Mehr als die Forderung nach sozialer Gerechtigkeit steht in Spanien die Empörung über soziale Ungerechtigkeit auf der Tagesordnung. Dennoch wird die Rechte – Partido Popular (PP) – gemäß aller Vorhersagen bei den Wahlen am 20. November triumphieren. Die PSOE, seit 2004 an der Regierung, wird aller Voraussicht nach ihr niedrigstes Wahlergebnis seit 1977 davontragen. Die Frage ist, warum?

Erstens, es gibt Gründe wütend zu werden: Die Unzufriedenheit über die von der Regierung Zapatero gemachten sozialen Einschnitte – vor allem im Bereich der Pensionen und Gehälter – die auf einen nur geringen Widerstand von Seiten der großen Gewerkschaften stießen, nimmt mit jedem Tag zu.  Als wenn dies noch nicht genug wäre, kommen zusätzliche Kürzungen im Finanzhaushalt der Autonomen Regierungen hinzu, vor allem in Katalonien mit seiner rechts-nationalistischen Regierung im Bereich Gesundheit und speziell in Madrid, mit eine PP-Regierung im Bereich Bildung.

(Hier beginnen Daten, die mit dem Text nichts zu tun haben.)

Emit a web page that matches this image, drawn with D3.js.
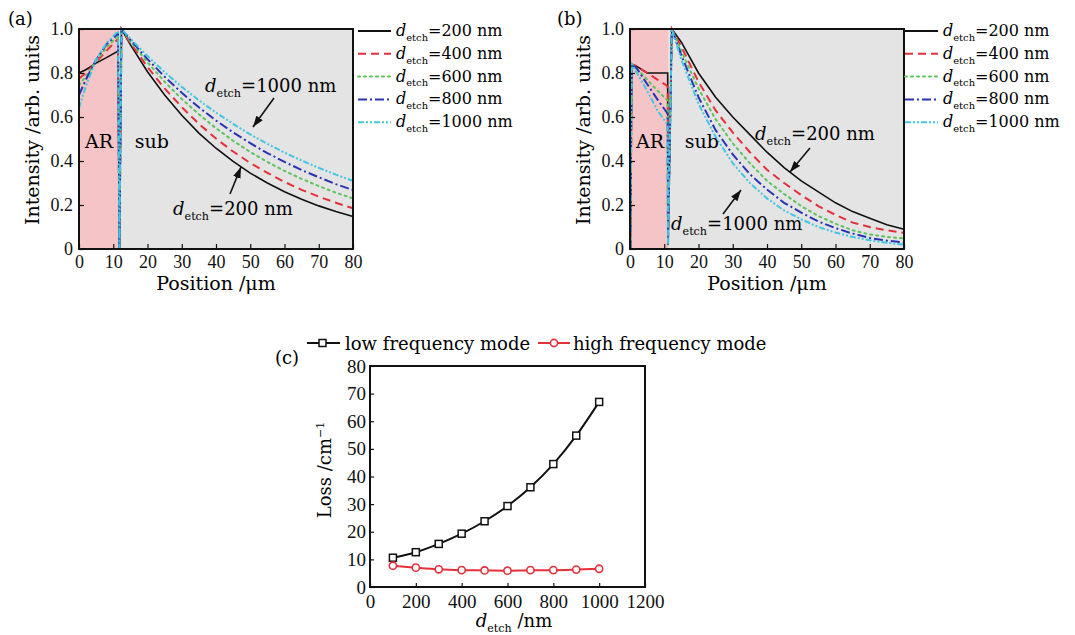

Die Staatsausgaben für Gesundheit bewegen sich pro Jahr bei 65 Milliarden Euro und liegen in Relation zum Bruttoinlandsprodukt zwei Prozent unter dem EU-Durchschnitt. Die Einschnitte im Gesundheitswesen und die Erhöhung des Beitrags der Bürger zu ihren Behandlungskosten werden als unvermeidbar präsentiert. Merkwürdigerweise ist das öffentliche Gesundheitsbudget pro Kopf in den Ländern, in denen die privaten Versicherungen mehr Gewicht haben (in Katalonien, Madrid und den Balearen), niedriger.

„Spain is different“, proklamierte die Tourismus-Branche vor einigen Jahren. Eine ‚Andersartigkeit‘, nämlich die Schädigung des Sozialstaates, ist sicherlich auf die Steuerhinterziehung zurückzuführen. In Spanien ist sie auf 20 bis 25 Prozent der staatlichen Einnahmen gestiegen, 10 Prozent mehr als der europäische Durchschnitt. Nach einer optimistischen Schätzung geht es um ein Volumen von insgesamt 60 bis 80 Milliarden Euro. Dagegen geht die Gewerkschaft der Steuerprüfer von hinterzogenen 165 Milliarden Euro aus. In jedem Fall eine skandalöse Summe, wenn man in Betracht zieht, dass schon mit der optimistischen Zahl die Gesundheitsausgaben gedeckt wären.

Die sozialen Einschnitte, vor allem im Bereich des öffentlichen Bildungssystems, führen zu einer Ausweitung des privaten Bildungssektors, so wie es bereits im Bereich Gesundheit geschehen ist. In der Region Madrid mobilisieren sich Lehrerinnen, Schülerinnen und Teile der Eltern seit Anfang des Schuljahres gegen die Kündigung von 2.500 Lehrerinnen, während die Regionalregierung die Grenze des absetzbaren Betrages für Ausgaben im Bereich privater Bildung von 10.000 auf 30.000 Euro pro Familienmitglied erhöht hat.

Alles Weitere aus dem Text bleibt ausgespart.